研究課題
基盤研究(C)
インフルエンザウイルス(IFV)に感染した場合、しばしば免疫系が過剰に活性化してしまうことが知られている。私たちの研究により、免疫担当細胞の一つであるマクロファージに発現する新しい受容体IgSFR2が、IFVを認識することが明らかになった。加えて、IgSFR2は単なる病原体センサーとして機能するだけではなく、IFVが細胞に感染する際のウイルス受容体として働く可能性が示唆されている。そこで、本研究ではIgSFR2のIFV受容体としての機能について明らかにするとともに、IFV感染モデルマウスを用いた検討により、IFV感染症の重篤例にみられるインフルエンザ肺炎の新たな治療法開発を目指す。

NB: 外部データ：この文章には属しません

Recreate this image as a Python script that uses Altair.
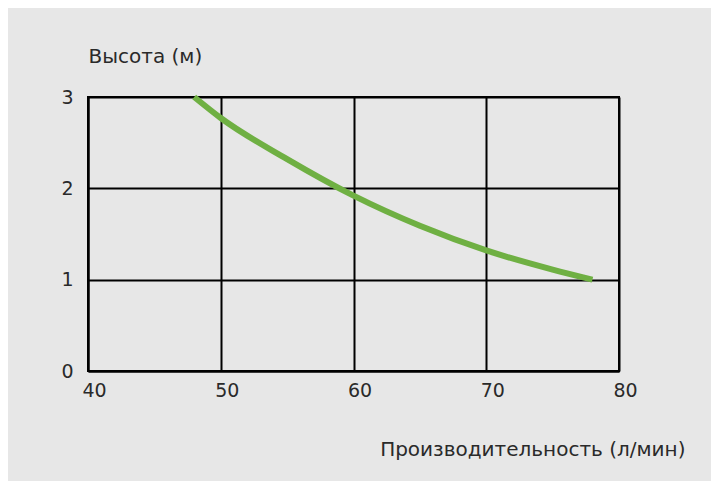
import altair as alt
import pandas as pd

# flow (l/min) and head (m)
flow = [48.0, 50.0, 55.0, 60.0, 65.0, 70.0, 75.0, 78.0]
head = [3.0, 2.77, 2.32, 1.92, 1.59, 1.32, 1.11, 1.0]

x_ticks = [40, 50, 60, 70, 80]
y_ticks = [0, 1, 2, 3]

df = pd.DataFrame({'flow': flow, 'head': head})

text_color = '#2a2a2a'
font = 'DejaVu Sans'

chart = alt.Chart(df).mark_line(
    color='#6fb043', strokeWidth=6, interpolate='monotone', strokeCap='butt'
).encode(
    x=alt.X('flow:Q', scale=alt.Scale(domain=[40, 80], nice=False),
            axis=alt.Axis(values=x_ticks, title='Производительность (л/мин)',
                          titleX=597, titleY=84, titleAlign='right',
                          titleBaseline='alphabetic', titleAnchor=None,
                          labelPadding=10, labelOffset=6, labelFlush=False,
                          labelBaseline='top')),
    y=alt.Y('head:Q', scale=alt.Scale(domain=[0, 3], nice=False),
            axis=alt.Axis(values=y_ticks, title='Высота (м)', titleAngle=0,
                          titleX=0, titleY=-35, titleAlign='left',
                          titleBaseline='alphabetic', titleAnchor=None,
                          labelPadding=15, labelFlush=False,
                          labelBaseline='middle'))
).properties(
    width=531,
    height=274,
    autosize=alt.AutoSizeParams(type='none'),
    padding={'left': 80, 'top': 89, 'right': 92, 'bottom': 110}
).configure(
    background='#e7e7e7'
).configure_view(
    stroke='black', strokeWidth=2, fill='#e7e7e7'
).configure_axis(
    grid=True, gridColor='black', gridWidth=2, gridOpacity=1,
    domain=True, domainColor='black', domainWidth=2,
    ticks=False,
    labelFont=font, labelFontSize=19, labelColor=text_color,
    titleFont=font, titleFontSize=20, titleColor=text_color, titleFontWeight='normal'
)

chart.save('out.html', embed_options={'renderer': 'svg', 'actions': False})
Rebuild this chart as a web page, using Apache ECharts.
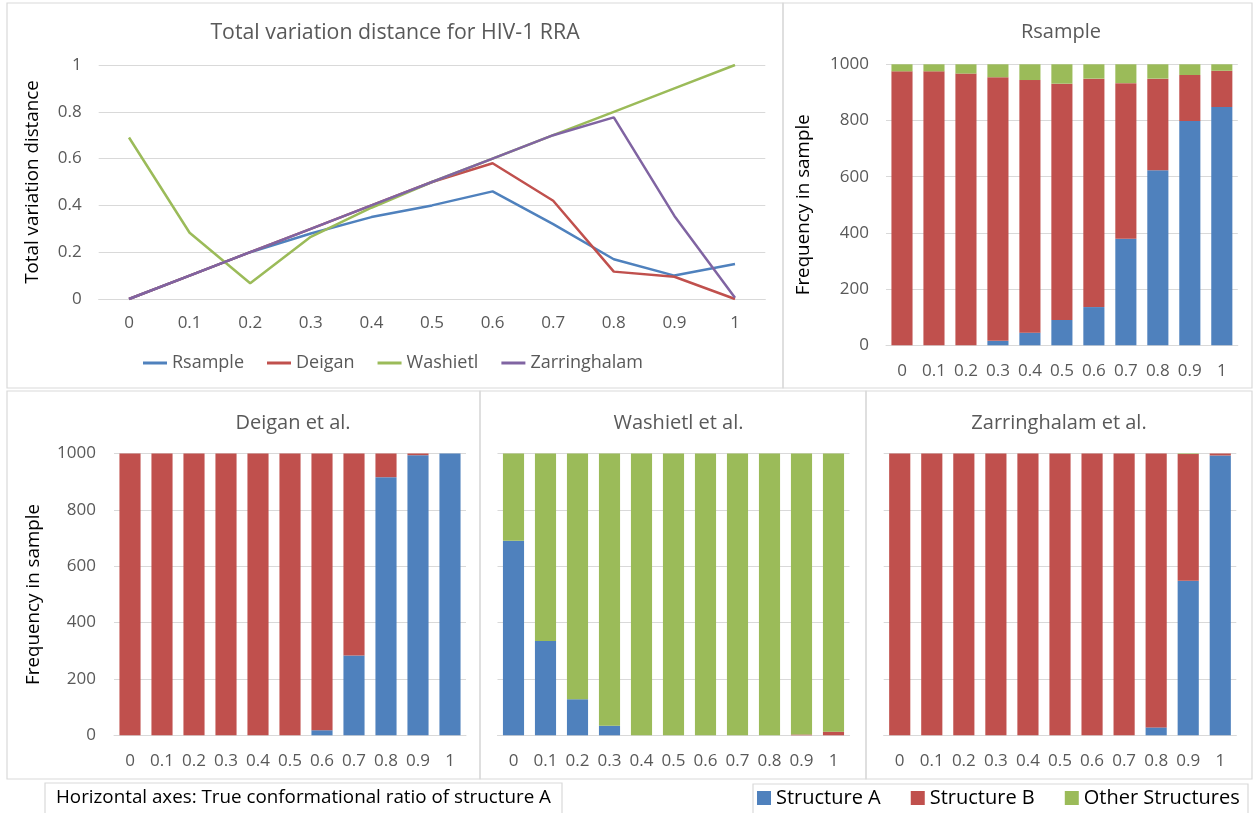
<!DOCTYPE html>
<html>
<head>
<meta charset="utf-8">
<script src="https://cdn.jsdelivr.net/npm/echarts@6/dist/echarts.min.js"></script>
<style>
html,body{margin:0;padding:0;background:#fff;}
#chart{width:1253px;height:813px;}
</style>
</head>
<body>
<div id="chart"></div>
<script>
const categories = ['0','0.1','0.2','0.3','0.4','0.5','0.6','0.7','0.8','0.9','1'];

const lineNames = ['Rsample','Deigan','Washietl','Zarringhalam'];
const tvdRsample = [0,0.1,0.2,0.28,0.35,0.40,0.46,0.32,0.17,0.10,0.15];
const tvdDeigan = [0,0.1,0.2,0.3,0.4,0.5,0.58,0.42,0.117,0.095,0];
const tvdWashietl = [0.69,0.283,0.067,0.266,0.39,0.5,0.6,0.7,0.8,0.9,1];
const tvdZarringhalam = [0,0.1,0.2,0.3,0.4,0.5,0.6,0.7,0.776,0.355,0.005];

const structNames = ['Structure A','Structure B','Other Structures'];
const rsA = [0,0,0,16,45,90,136,379,623,798,848];
const rsB = [975,975,967,938,899,841,813,554,326,164,129];
const rsO = [25,25,33,46,56,69,51,67,51,38,23];
const deA = [0,0,0,0,0,0,18,283,916,994,1000];
const deB = [1000,1000,1000,1000,1000,1000,982,717,84,6,0];
const deO = [0,0,0,0,0,0,0,0,0,0,0];
const waA = [690,335,128,34,0,0,0,0,0,0,0];
const waB = [0,0,0,0,0,0,0,0,0,3,13];
const waO = [310,665,872,966,1000,1000,1000,1000,1000,997,987];
const zaA = [0,0,0,0,0,0,0,0,28,548,993];
const zaB = [1000,1000,1000,1000,1000,1000,1000,1000,972,450,7];
const zaO = [0,0,0,0,0,0,0,0,0,2,0];

const panelTitles = ['Total variation distance for HIV-1 RRA','Rsample','Deigan et al.','Washietl et al.','Zarringhalam et al.'];
const tvdTicks = {min:0, max:1, interval:0.2};
const freqTicks = {min:0, max:1000, interval:200};

const FONT = 'Open Sans';
const GRAY = '#595959';
const GRID = '#d9d9d9';
const lineColors = ['#4f81bd','#c0504d','#9bbb59','#8064a2'];
const barColors = ['#4f81bd','#c0504d','#9bbb59'];

const chart = echarts.init(document.getElementById('chart'), null, {renderer:'canvas'});

const grids = [
  {left:98.7, top:65, width:666.6, height:234},
  {left:886, top:64.3, width:351.8, height:281},
  {left:114, top:453.5, width:352, height:281.8},
  {left:497.5, top:453.5, width:352, height:281.8},
  {left:883.7, top:453.5, width:352.6, height:281.8}
];

function xAxisFor(i, margin){
  return {
    type:'category', gridIndex:i, data:categories, boundaryGap:true,
    axisLine:{show:true, lineStyle:{color:GRID, width:1}},
    axisTick:{show:false},
    axisLabel:{color:GRAY, fontSize:17, fontFamily:FONT, margin:margin, interval:0}
  };
}
function yAxisFor(i, ticks, showLabels, name, nameGap, margin){
  return {
    type:'value', gridIndex:i, min:ticks.min, max:ticks.max, interval:ticks.interval,
    axisLine:{show:false}, axisTick:{show:false},
    splitLine:{show:true, lineStyle:{color:GRID, width:1}},
    axisLabel:{show:showLabels, color:GRAY, fontSize:17, fontFamily:FONT, margin:margin,
      formatter:(v)=>String(Math.round(v*1000)/1000)},
    name:name, nameLocation:'middle', nameGap:nameGap,
    nameTextStyle:{color:'#000', fontSize:18.8, fontFamily:FONT}
  };
}

const titleCenters = [[395,22],[1061,22],[293,413],[678.5,413],[1059,413]];
const titleSizes = [21.3,20,20,20,20];
const titles = panelTitles.map((t,i)=>({
  text:t, left:titleCenters[i][0], top:titleCenters[i][1], textAlign:'center', padding:0,
  textStyle:{color:GRAY, fontSize:titleSizes[i], fontWeight:'normal', fontFamily:FONT}
}));

const lineData = [tvdRsample, tvdDeigan, tvdWashietl, tvdZarringhalam];
const series = [];
lineNames.forEach((n,i)=>{
  series.push({
    name:n, type:'line', xAxisIndex:0, yAxisIndex:0, data:lineData[i],
    showSymbol:false, symbol:'none', smooth:false,
    lineStyle:{color:lineColors[i], width:2.5}, itemStyle:{color:lineColors[i]},
    z:2+i
  });
});
const barSets = [[rsA,rsB,rsO],[deA,deB,deO],[waA,waB,waO],[zaA,zaB,zaO]];
barSets.forEach((set,g)=>{
  set.forEach((vals,k)=>{
    series.push({
      name:structNames[k], type:'bar', xAxisIndex:g+1, yAxisIndex:g+1,
      stack:'s'+g, data:vals, barCategoryGap:'34%',
      itemStyle:{color:barColors[k]}
    });
  });
});

function box(x,y,w,h){
  return {type:'rect', shape:{x:x,y:y,width:w,height:h}, silent:true,
    style:{fill:'none', stroke:GRID, lineWidth:1.2}, z:-10};
}

const option = {
  animation:false,
  backgroundColor:'#fff',
  title:titles,
  grid:grids.map(g=>Object.assign({containLabel:false}, g)),
  xAxis:[xAxisFor(0,16), xAxisFor(1,17), xAxisFor(2,17), xAxisFor(3,17), xAxisFor(4,17)],
  yAxis:[
    yAxisFor(0,tvdTicks,true,'Total variation distance',57,17),
    yAxisFor(1,freqTicks,true,'Frequency in sample',73,17),
    yAxisFor(2,freqTicks,true,'Frequency in sample',71,18),
    yAxisFor(3,freqTicks,false,'',0,17),
    yAxisFor(4,freqTicks,false,'',0,17)
  ],
  legend:[
    {data:lineNames, left:143, top:354, itemGap:23, itemWidth:24, itemHeight:3, icon:'rect',
     padding:0, textStyle:{color:GRAY, fontSize:18, fontFamily:FONT}, selectedMode:false},
    {data:structNames, left:757, top:788, itemGap:30, itemWidth:14, itemHeight:14, icon:'rect',
     padding:0, textStyle:{color:'#000', fontSize:20, fontFamily:FONT}, selectedMode:false}
  ],
  graphic:[
    box(7,3,776,385),
    box(783,3,469,385),
    box(7,391,473,388),
    box(480,391,386,388),
    box(866,391,386,388),
    box(45,783,517,40),
    box(753,784,495,40),
    {type:'text', left:56, top:788, silent:true,
     style:{text:'Horizontal axes: True conformational ratio of structure A', fill:'#000', fontSize:18.8, fontFamily:FONT}}
  ],
  series:series
};
chart.setOption(option);
</script>
</body>
</html>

これまでの研究により、新規自然免疫受容体であるIgSFR2は、インフルエンザウイルス(IFV)のヘマグルチニンを糖鎖修飾依存的に認識することが明らかになっている。そこで、今回の研究では、主にIgSFR2のin vivoにおける機能的阻害によりインフルエンザ肺炎を実験的に治療できるか否かを検討した。その結果、IgSFR2リガンドである糖鎖モチーフを投与したIFV感染モデルマウスでは、IFV感染のみの実験対照群に比較して肺中ウイルス力価が有意に減少した。また、実験動物用CTを用いた解析により肺組織障害の発生も顕著に抑制されていることが明らかになった。
今後、IFV感染モデルマウスに対するIgSFR2リガンド投与条件の最適化を行うことにより、IFV感染症の重篤例などにみられるインフルエンザ肺炎の新たな基礎的治療アプローチを開発することができると期待される。また、新型コロナウイルス感染症(COVID-19)の原因であるSARS-CoV-2の表層に存在するSタンパクも豊富な糖鎖修飾を受けることが知られている。このため、IFVと同様にSARS-CoV-2に対するIgSFR2依存的なウイルス認識機構が成立する可能性も示唆されることから、本研究を発展させることにより、COVID-19に対する基礎的治療アプローチをも提供できる可能性があると考えている。